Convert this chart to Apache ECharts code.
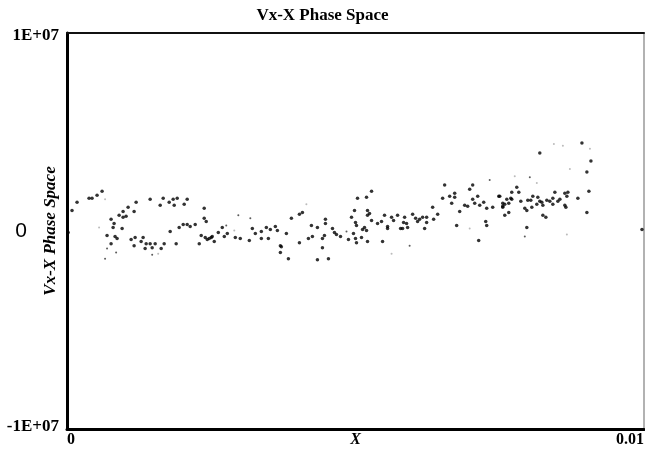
<!DOCTYPE html>
<html>
<head>
<meta charset="utf-8">
<script src="https://cdn.jsdelivr.net/npm/echarts@6/dist/echarts.min.js"></script>
<style>
  html, body { margin: 0; padding: 0; background: #fff; }
  #chart { width: 645px; height: 450px; }
</style>
</head>
<body>
<div id="chart"></div>
<script>
var chartTitle = "Vx-X Phase Space";
var xName = "X";
var yName = "Vx-X Phase Space";
var xMin = 0, xMax = 0.01;
var yMin = -1e7, yMax = 1e7;

// [x, Vx]
var darkPoints = [
  [0.02e-3,-0.08e6],[0.087e-3,1.04e6],[0.174e-3,1.45e6],[0.382e-3,1.65e6],[0.434e-3,1.65e6],
  [0.521e-3,1.81e6],[0.608e-3,2.01e6],[1.198e-3,1.45e6],[1.615e-3,1.30e6],[1.840e-3,1.60e6],
  [1.910e-3,1.65e6],[2.083e-3,1.60e6],[2.031e-3,1.35e6],[1.059e-3,1.20e6],[0.972e-3,0.99e6],
  [0.903e-3,0.79e6],[1.024e-3,0.74e6],[0.972e-3,0.69e6],[1.163e-3,0.99e6],[0.764e-3,0.59e6],
  [0.816e-3,0.38e6],[0.799e-3,0.18e6],[0.694e-3,-0.23e6],[0.833e-3,-0.28e6],[0.868e-3,-0.38e6],
  [0.764e-3,-0.64e6],[0.955e-3,0.13e6],[1.111e-3,-0.43e6],[1.181e-3,-0.33e6],[1.319e-3,-0.33e6],
  [1.285e-3,-0.53e6],[1.163e-3,-0.74e6],[1.354e-3,-0.89e6],[1.372e-3,-0.64e6],[1.441e-3,-0.64e6],
  [1.476e-3,-0.84e6],[1.528e-3,-0.64e6],[1.632e-3,-0.89e6],[1.684e-3,-0.64e6],[1.788e-3,-0.03e6],
  [1.892e-3,-0.64e6],[1.944e-3,0.18e6],[2.014e-3,0.33e6],[2.083e-3,0.33e6],[2.135e-3,0.23e6],
  [2.222e-3,0.33e6],[2.378e-3,1.15e6],[2.378e-3,0.64e6],[2.413e-3,0.48e6],[2.326e-3,-0.23e6],
  [2.396e-3,-0.33e6],[2.431e-3,-0.43e6],[2.500e-3,-0.33e6],[2.292e-3,-0.64e6],[1.858e-3,1.30e6],
  [1.441e-3,1.60e6],[1.667e-3,1.65e6],[1.771e-3,1.45e6],[2.465e-3,-0.38e6],[2.517e-3,-0.28e6],
  [2.552e-3,-0.53e6],[2.622e-3,-0.08e6],[2.691e-3,0.18e6],[2.726e-3,-0.28e6],[2.778e-3,-0.13e6],
  [2.917e-3,-0.33e6],[3.003e-3,-0.38e6],[3.160e-3,-0.48e6],[3.212e-3,0.13e6],[3.264e-3,-0.13e6],
  [3.368e-3,-0.03e6],[3.368e-3,-0.38e6],[3.455e-3,0.18e6],[3.524e-3,0.08e6],[3.490e-3,-0.38e6],
  [3.611e-3,0.23e6],[3.646e-3,0.03e6],[3.802e-3,-0.13e6],[3.698e-3,-0.74e6],[3.715e-3,-0.79e6],
  [3.698e-3,-1.09e6],[3.837e-3,-1.40e6],[4.028e-3,0.84e6],[4.080e-3,0.94e6],[4.028e-3,-0.59e6],
  [4.184e-3,-0.38e6],[4.253e-3,-0.28e6],[4.236e-3,0.28e6],[4.340e-3,0.18e6],[4.427e-3,-0.38e6],
  [4.462e-3,-0.23e6],[4.479e-3,0.38e6],[4.479e-3,0.59e6],[4.427e-3,-0.84e6],[4.340e-3,-1.45e6],
  [4.531e-3,-1.40e6],[4.601e-3,0.13e6],[4.635e-3,-0.08e6],[4.670e-3,-0.18e6],[4.740e-3,-0.28e6],
  [4.878e-3,-0.43e6],[4.931e-3,0.69e6],[4.983e-3,1.04e6],[5.000e-3,0.43e6],[5.017e-3,0.28e6],
  [4.965e-3,-0.13e6],[5.000e-3,-0.38e6],[5.017e-3,-0.59e6],[5.035e-3,1.65e6],[3.889e-3,0.64e6],
  [5.191e-3,1.70e6],[5.278e-3,2.01e6],[5.208e-3,1.04e6],[5.208e-3,0.79e6],[5.243e-3,0.89e6],
  [5.122e-3,0.08e6],[5.156e-3,0.18e6],[5.191e-3,0.03e6],[5.104e-3,-0.33e6],[5.208e-3,-0.53e6],
  [5.278e-3,0.53e6],[5.382e-3,0.38e6],[5.451e-3,0.48e6],[5.503e-3,0.79e6],[5.556e-3,0.23e6],
  [5.556e-3,0.13e6],[5.625e-3,0.69e6],[5.660e-3,0.53e6],[5.729e-3,0.79e6],[5.851e-3,0.69e6],
  [5.833e-3,0.43e6],[5.885e-3,0.38e6],[5.781e-3,0.13e6],[5.816e-3,0.13e6],[5.903e-3,0.18e6],
  [5.990e-3,0.84e6],[6.042e-3,0.64e6],[6.076e-3,0.48e6],[6.111e-3,0.59e6],[6.163e-3,0.69e6],
  [6.233e-3,0.69e6],[6.233e-3,0.43e6],[6.198e-3,0.13e6],[6.337e-3,1.20e6],[6.354e-3,0.59e6],
  [6.424e-3,0.84e6],[5.469e-3,-0.53e6],[6.545e-3,2.32e6],[6.510e-3,1.65e6],[6.632e-3,1.76e6],
  [6.719e-3,1.91e6],[6.719e-3,1.70e6],[6.667e-3,1.40e6],[6.753e-3,0.28e6],[6.806e-3,0.99e6],
  [6.892e-3,1.30e6],[6.944e-3,1.25e6],[6.979e-3,2.11e6],[7.031e-3,2.32e6],[7.031e-3,1.60e6],
  [7.066e-3,1.40e6],[7.118e-3,1.76e6],[7.153e-3,1.30e6],[7.222e-3,1.45e6],[7.274e-3,1.15e6],
  [7.257e-3,0.48e6],[7.274e-3,0.28e6],[7.378e-3,1.20e6],[7.483e-3,1.76e6],[7.552e-3,1.20e6],
  [7.135e-3,-0.48e6],[8.924e-3,4.45e6],[8.194e-3,3.94e6],[9.080e-3,3.54e6],[9.010e-3,2.98e6],
  [7.795e-3,2.21e6],[7.708e-3,1.96e6],[7.830e-3,1.96e6],[7.500e-3,1.76e6],[7.622e-3,1.60e6],
  [7.691e-3,1.65e6],[7.708e-3,1.60e6],[7.552e-3,1.40e6],[7.587e-3,1.35e6],[7.552e-3,1.25e6],
  [7.656e-3,1.40e6],[7.656e-3,0.94e6],[7.587e-3,0.79e6],[7.865e-3,1.50e6],[7.986e-3,1.55e6],
  [8.038e-3,1.55e6],[8.073e-3,1.76e6],[8.160e-3,1.70e6],[8.194e-3,1.50e6],[8.229e-3,1.45e6],
  [8.247e-3,1.30e6],[8.142e-3,1.35e6],[7.934e-3,1.15e6],[7.969e-3,1.04e6],[8.056e-3,1.20e6],
  [8.316e-3,1.55e6],[8.368e-3,1.50e6],[8.420e-3,1.65e6],[8.455e-3,1.96e6],[8.420e-3,1.35e6],
  [8.507e-3,1.50e6],[8.542e-3,1.60e6],[8.628e-3,1.91e6],[8.681e-3,1.96e6],[8.663e-3,1.76e6],
  [8.628e-3,1.30e6],[8.646e-3,1.20e6],[8.854e-3,1.65e6],[9.045e-3,2.01e6],[9.010e-3,0.94e6],
  [8.247e-3,0.79e6],[8.299e-3,0.69e6],[7.969e-3,0.18e6],[9.965e-3,0.08e6]
];

var smallPoints = [
  [0.694e-3,-0.89e6],[0.851e-3,-1.09e6],[0.660e-3,-1.40e6],[1.476e-3,-1.20e6],[2.760e-3,0.28e6],
  [2.969e-3,0.79e6],[3.177e-3,0.64e6],[4.844e-3,-0.03e6],[5.938e-3,-0.74e6],[7.326e-3,2.57e6],
  [8.021e-3,2.72e6],[7.934e-3,-0.28e6]
];

var faintPoints = [
  [0.556e-3,0.18e6],[0.660e-3,1.60e6],[4.149e-3,1.35e6],[8.438e-3,4.40e6],[8.594e-3,4.30e6],
  [9.063e-3,4.15e6],[8.715e-3,3.13e6],[7.760e-3,2.77e6],[8.142e-3,2.42e6],[8.663e-3,-0.18e6],
  [5.625e-3,-1.15e6],[6.979e-3,0.13e6],[1.580e-3,-1.15e6],[2.899e-3,0.03e6]
];

var serif = '"Liberation Serif", "Times New Roman", serif';

var chart = echarts.init(document.getElementById('chart'));
chart.setOption({
    animation: false,
    backgroundColor: '#fff',
    title: {
        text: chartTitle,
        left: 'center',
        top: 2,
        textStyle: { fontFamily: serif, fontWeight: 'bold', fontSize: 17, color: '#000' }
    },
    grid: { left: 67, right: 1, top: 33, bottom: 21, containLabel: false, outerBoundsMode: 'none' },
    xAxis: [{
        type: 'value',
        min: xMin, max: xMax, interval: 0.01,
        name: xName,
        nameLocation: 'middle',
        nameGap: 3,
        nameMoveOverlap: false,
        nameTextStyle: { fontFamily: serif, fontWeight: 'bold', fontStyle: 'italic', fontSize: 16, color: '#000', verticalAlign: 'top' },
        axisLine: { onZero: false, lineStyle: { color: '#000', width: 3 } },
        axisTick: { show: false },
        splitLine: { show: false },
        axisLabel: {
            margin: 3,
            fontFamily: serif, fontWeight: 'bold', fontSize: 16, color: '#000',
            alignMinLabel: 'left', alignMaxLabel: 'right',
            formatter: function(v) { return v === 0 ? '0' : '0.01'; }
        }
    }, {
        type: 'value', position: 'top',
        min: xMin, max: xMax,
        axisLine: { onZero: false, lineStyle: { color: '#111', width: 2 } },
        axisTick: { show: false }, axisLabel: { show: false }, splitLine: { show: false }
    }],
    yAxis: [{
        type: 'value',
        min: yMin, max: yMax, interval: 1e7,
        name: yName,
        nameLocation: 'middle',
        nameGap: 8,
        nameMoveOverlap: false,
        nameTextStyle: { fontFamily: serif, fontWeight: 'bold', fontStyle: 'italic', fontSize: 17, color: '#000' },
        axisLine: { onZero: false, lineStyle: { color: '#000', width: 3 } },
        axisTick: { show: false },
        splitLine: { show: false },
        axisLabel: {
            margin: 8,
            formatter: function(v) {
                if (v === 0) return '{z|0}';
                return v > 0 ? '{t|1E+07}' : '{b|-1E+07}';
            },
            rich: {
                z: { fontFamily: '"Liberation Sans", Arial, sans-serif', fontSize: 21, color: '#000', padding: [0, 32, 0, 0] },
                t: { fontFamily: serif, fontWeight: 'bold', fontSize: 17, color: '#000', padding: [5, 0, 0, 0] },
                b: { fontFamily: serif, fontWeight: 'bold', fontSize: 17, color: '#000', padding: [0, 0, 5, 0] }
            }
        }
    }, {
        type: 'value', position: 'right',
        min: yMin, max: yMax,
        axisLine: { show: true, onZero: false, lineStyle: { color: '#999', width: 1.5 } },
        axisTick: { show: false }, axisLabel: { show: false }, splitLine: { show: false }
    }],
    series: [{
        type: 'scatter',
        data: faintPoints,
        symbolSize: 2,
        itemStyle: { color: '#aaa' }
    }, {
        type: 'scatter',
        data: smallPoints,
        symbolSize: 2,
        itemStyle: { color: '#333' }
    }, {
        type: 'scatter',
        data: darkPoints,
        symbolSize: 3.5,
        itemStyle: { color: '#000' }
    }]
});
</script>
</body>
</html>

--

**Work instructions**. Only the lines from the start of the material through the line containing "var yMin = -1e7, yMax = 1e7;" should be transcribed. Pictures stay out.

**Reply**.
Convert this chart to Apache ECharts code.
<!DOCTYPE html>
<html>
<head>
<meta charset="utf-8">
<script src="https://cdn.jsdelivr.net/npm/echarts@6/dist/echarts.min.js"></script>
<style>
  html, body { margin: 0; padding: 0; background: #fff; }
  #chart { width: 645px; height: 450px; }
</style>
</head>
<body>
<div id="chart"></div>
<script>
var chartTitle = "Vx-X Phase Space";
var xName = "X";
var yName = "Vx-X Phase Space";
var xMin = 0, xMax = 0.01;
var yMin = -1e7, yMax = 1e7;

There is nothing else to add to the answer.